[Information provided]:
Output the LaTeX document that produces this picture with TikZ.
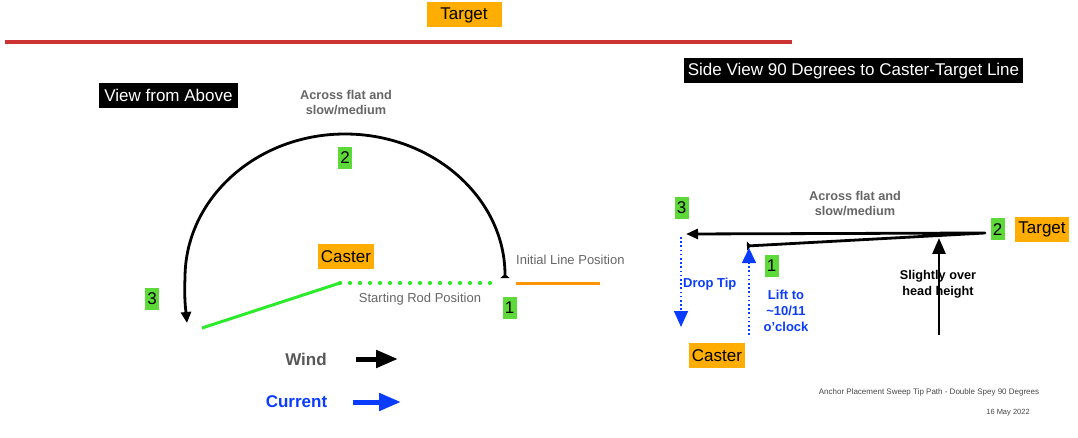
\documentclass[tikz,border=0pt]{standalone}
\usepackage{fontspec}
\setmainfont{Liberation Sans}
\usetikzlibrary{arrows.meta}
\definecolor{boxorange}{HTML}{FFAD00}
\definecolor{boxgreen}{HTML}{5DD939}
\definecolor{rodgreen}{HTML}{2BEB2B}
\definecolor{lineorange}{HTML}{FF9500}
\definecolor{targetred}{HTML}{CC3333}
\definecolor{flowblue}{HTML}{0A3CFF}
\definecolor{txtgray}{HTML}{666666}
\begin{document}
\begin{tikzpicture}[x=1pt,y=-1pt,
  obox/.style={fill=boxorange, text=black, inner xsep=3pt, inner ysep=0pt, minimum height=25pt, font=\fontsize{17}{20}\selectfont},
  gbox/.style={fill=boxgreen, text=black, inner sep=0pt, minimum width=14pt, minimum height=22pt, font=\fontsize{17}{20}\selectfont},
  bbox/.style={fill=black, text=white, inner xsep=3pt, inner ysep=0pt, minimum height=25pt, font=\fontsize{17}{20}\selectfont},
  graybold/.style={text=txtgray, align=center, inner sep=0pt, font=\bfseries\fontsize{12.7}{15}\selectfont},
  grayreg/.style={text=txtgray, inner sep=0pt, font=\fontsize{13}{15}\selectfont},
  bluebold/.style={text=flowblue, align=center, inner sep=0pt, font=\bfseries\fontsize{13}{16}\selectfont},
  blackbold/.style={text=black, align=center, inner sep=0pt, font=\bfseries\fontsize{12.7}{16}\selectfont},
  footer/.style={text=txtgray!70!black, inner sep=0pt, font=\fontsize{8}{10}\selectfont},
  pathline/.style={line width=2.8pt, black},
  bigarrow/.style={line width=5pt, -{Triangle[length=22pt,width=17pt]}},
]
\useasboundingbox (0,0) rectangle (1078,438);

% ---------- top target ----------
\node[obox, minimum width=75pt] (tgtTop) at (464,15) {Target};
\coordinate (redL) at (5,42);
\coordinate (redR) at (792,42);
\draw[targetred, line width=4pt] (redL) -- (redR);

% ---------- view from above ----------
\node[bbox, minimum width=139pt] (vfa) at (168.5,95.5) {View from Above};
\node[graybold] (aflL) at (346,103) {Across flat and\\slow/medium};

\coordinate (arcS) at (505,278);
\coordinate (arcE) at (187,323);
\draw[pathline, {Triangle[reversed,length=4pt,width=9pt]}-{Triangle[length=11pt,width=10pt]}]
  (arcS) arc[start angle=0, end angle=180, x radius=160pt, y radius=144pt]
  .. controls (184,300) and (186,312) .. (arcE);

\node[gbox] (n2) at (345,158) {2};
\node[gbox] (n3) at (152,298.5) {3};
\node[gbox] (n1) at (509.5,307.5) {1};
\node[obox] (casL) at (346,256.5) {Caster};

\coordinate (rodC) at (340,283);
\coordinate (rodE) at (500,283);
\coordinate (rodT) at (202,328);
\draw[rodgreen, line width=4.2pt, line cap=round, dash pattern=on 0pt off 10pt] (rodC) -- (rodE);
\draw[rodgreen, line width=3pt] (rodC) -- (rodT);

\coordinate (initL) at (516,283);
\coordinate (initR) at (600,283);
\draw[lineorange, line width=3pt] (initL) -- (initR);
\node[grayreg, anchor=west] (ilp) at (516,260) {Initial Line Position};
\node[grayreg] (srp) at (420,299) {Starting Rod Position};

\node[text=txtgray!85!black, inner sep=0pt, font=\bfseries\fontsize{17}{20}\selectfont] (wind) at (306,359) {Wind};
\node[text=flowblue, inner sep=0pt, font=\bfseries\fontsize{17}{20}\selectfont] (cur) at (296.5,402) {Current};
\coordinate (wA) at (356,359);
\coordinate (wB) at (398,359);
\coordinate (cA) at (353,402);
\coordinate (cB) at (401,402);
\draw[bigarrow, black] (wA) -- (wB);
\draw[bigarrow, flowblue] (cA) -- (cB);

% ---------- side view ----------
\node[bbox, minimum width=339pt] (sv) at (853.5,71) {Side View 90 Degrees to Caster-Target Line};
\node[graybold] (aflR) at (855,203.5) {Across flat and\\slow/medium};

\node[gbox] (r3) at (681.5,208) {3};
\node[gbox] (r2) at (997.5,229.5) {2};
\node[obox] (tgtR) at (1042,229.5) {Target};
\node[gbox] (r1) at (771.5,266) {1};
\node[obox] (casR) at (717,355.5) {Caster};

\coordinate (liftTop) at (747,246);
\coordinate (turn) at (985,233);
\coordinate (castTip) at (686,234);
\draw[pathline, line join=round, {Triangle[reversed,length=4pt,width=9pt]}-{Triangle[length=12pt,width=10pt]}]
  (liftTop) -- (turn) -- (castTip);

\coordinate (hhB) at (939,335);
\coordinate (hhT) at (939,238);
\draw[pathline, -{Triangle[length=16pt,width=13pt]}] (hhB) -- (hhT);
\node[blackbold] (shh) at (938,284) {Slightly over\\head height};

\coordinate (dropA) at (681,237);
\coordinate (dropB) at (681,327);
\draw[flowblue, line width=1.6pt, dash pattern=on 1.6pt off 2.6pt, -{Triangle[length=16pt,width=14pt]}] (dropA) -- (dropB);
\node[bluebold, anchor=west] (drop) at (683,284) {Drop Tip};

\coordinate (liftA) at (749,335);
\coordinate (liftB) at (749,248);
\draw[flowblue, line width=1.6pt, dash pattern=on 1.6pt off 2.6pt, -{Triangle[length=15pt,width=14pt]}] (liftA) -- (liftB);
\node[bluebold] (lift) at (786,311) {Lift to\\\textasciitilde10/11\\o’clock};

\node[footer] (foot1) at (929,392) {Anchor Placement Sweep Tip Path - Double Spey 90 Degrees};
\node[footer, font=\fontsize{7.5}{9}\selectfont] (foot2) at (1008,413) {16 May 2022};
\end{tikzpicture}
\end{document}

[Exercise brief]: Repeat the lines above exactly, and keep every picture out.

[Result of the exercise]:
Output the LaTeX document that produces this picture with TikZ.
\documentclass[tikz,border=0pt]{standalone}
\usepackage{fontspec}
\setmainfont{Liberation Sans}
\usetikzlibrary{arrows.meta}
\definecolor{boxorange}{HTML}{FFAD00}
\definecolor{boxgreen}{HTML}{5DD939}
\definecolor{rodgreen}{HTML}{2BEB2B}
\definecolor{lineorange}{HTML}{FF9500}
\definecolor{targetred}{HTML}{CC3333}
\definecolor{flowblue}{HTML}{0A3CFF}
\definecolor{txtgray}{HTML}{666666}
\begin{document}
\begin{tikzpicture}[x=1pt,y=-1pt,
  obox/.style={fill=boxorange, text=black, inner xsep=3pt, inner ysep=0pt, minimum height=25pt, font=\fontsize{17}{20}\selectfont},
  gbox/.style={fill=boxgreen, text=black, inner sep=0pt, minimum width=14pt, minimum height=22pt, font=\fontsize{17}{20}\selectfont},
  bbox/.style={fill=black, text=white, inner xsep=3pt, inner ysep=0pt, minimum height=25pt, font=\fontsize{17}{20}\selectfont},
  graybold/.style={text=txtgray, align=center, inner sep=0pt, font=\bfseries\fontsize{12.7}{15}\selectfont},
  grayreg/.style={text=txtgray, inner sep=0pt, font=\fontsize{13}{15}\selectfont},
  bluebold/.style={text=flowblue, align=center, inner sep=0pt, font=\bfseries\fontsize{13}{16}\selectfont},
  blackbold/.style={text=black, align=center, inner sep=0pt, font=\bfseries\fontsize{12.7}{16}\selectfont},
  footer/.style={text=txtgray!70!black, inner sep=0pt, font=\fontsize{8}{10}\selectfont},
  pathline/.style={line width=2.8pt, black},
  bigarrow/.style={line width=5pt, -{Triangle[length=22pt,width=17pt]}},
]
\useasboundingbox (0,0) rectangle (1078,438);

% ---------- top target ----------
\node[obox, minimum width=75pt] (tgtTop) at (464,15) {Target};
\coordinate (redL) at (5,42);
\coordinate (redR) at (792,42);
\draw[targetred, line width=4pt] (redL) -- (redR);

% ---------- view from above ----------
\node[bbox, minimum width=139pt] (vfa) at (168.5,95.5) {View from Above};
\node[graybold] (aflL) at (346,103) {Across flat and\\slow/medium};

\coordinate (arcS) at (505,278);
\coordinate (arcE) at (187,323);
\draw[pathline, {Triangle[reversed,length=4pt,width=9pt]}-{Triangle[length=11pt,width=10pt]}]
  (arcS) arc[start angle=0, end angle=180, x radius=160pt, y radius=144pt]
  .. controls (184,300) and (186,312) .. (arcE);

\node[gbox] (n2) at (345,158) {2};
\node[gbox] (n3) at (152,298.5) {3};
\node[gbox] (n1) at (509.5,307.5) {1};
\node[obox] (casL) at (346,256.5) {Caster};

\coordinate (rodC) at (340,283);
\coordinate (rodE) at (500,283);
\coordinate (rodT) at (202,328);
\draw[rodgreen, line width=4.2pt, line cap=round, dash pattern=on 0pt off 10pt] (rodC) -- (rodE);
\draw[rodgreen, line width=3pt] (rodC) -- (rodT);

\coordinate (initL) at (516,283);
\coordinate (initR) at (600,283);
\draw[lineorange, line width=3pt] (initL) -- (initR);
\node[grayreg, anchor=west] (ilp) at (516,260) {Initial Line Position};
\node[grayreg] (srp) at (420,299) {Starting Rod Position};

\node[text=txtgray!85!black, inner sep=0pt, font=\bfseries\fontsize{17}{20}\selectfont] (wind) at (306,359) {Wind};
\node[text=flowblue, inner sep=0pt, font=\bfseries\fontsize{17}{20}\selectfont] (cur) at (296.5,402) {Current};
\coordinate (wA) at (356,359);
\coordinate (wB) at (398,359);
\coordinate (cA) at (353,402);
\coordinate (cB) at (401,402);
\draw[bigarrow, black] (wA) -- (wB);
\draw[bigarrow, flowblue] (cA) -- (cB);

% ---------- side view ----------
\node[bbox, minimum width=339pt] (sv) at (853.5,71) {Side View 90 Degrees to Caster-Target Line};
\node[graybold] (aflR) at (855,203.5) {Across flat and\\slow/medium};

\node[gbox] (r3) at (681.5,208) {3};
\node[gbox] (r2) at (997.5,229.5) {2};
\node[obox] (tgtR) at (1042,229.5) {Target};
\node[gbox] (r1) at (771.5,266) {1};
\node[obox] (casR) at (717,355.5) {Caster};

\coordinate (liftTop) at (747,246);
\coordinate (turn) at (985,233);
\coordinate (castTip) at (686,234);
\draw[pathline, line join=round, {Triangle[reversed,length=4pt,width=9pt]}-{Triangle[length=12pt,width=10pt]}]
  (liftTop) -- (turn) -- (castTip);

\coordinate (hhB) at (939,335);
\coordinate (hhT) at (939,238);
\draw[pathline, -{Triangle[length=16pt,width=13pt]}] (hhB) -- (hhT);
\node[blackbold] (shh) at (938,284) {Slightly over\\head height};

\coordinate (dropA) at (681,237);
\coordinate (dropB) at (681,327);
\draw[flowblue, line width=1.6pt, dash pattern=on 1.6pt off 2.6pt, -{Triangle[length=16pt,width=14pt]}] (dropA) -- (dropB);
\node[bluebold, anchor=west] (drop) at (683,284) {Drop Tip};

\coordinate (liftA) at (749,335);
\coordinate (liftB) at (749,248);
\draw[flowblue, line width=1.6pt, dash pattern=on 1.6pt off 2.6pt, -{Triangle[length=15pt,width=14pt]}] (liftA) -- (liftB);
\node[bluebold] (lift) at (786,311) {Lift to\\\textasciitilde10/11\\o’clock};

\node[footer] (foot1) at (929,392) {Anchor Placement Sweep Tip Path - Double Spey 90 Degrees};
\node[footer, font=\fontsize{7.5}{9}\selectfont] (foot2) at (1008,413) {16 May 2022};
\end{tikzpicture}
\end{document}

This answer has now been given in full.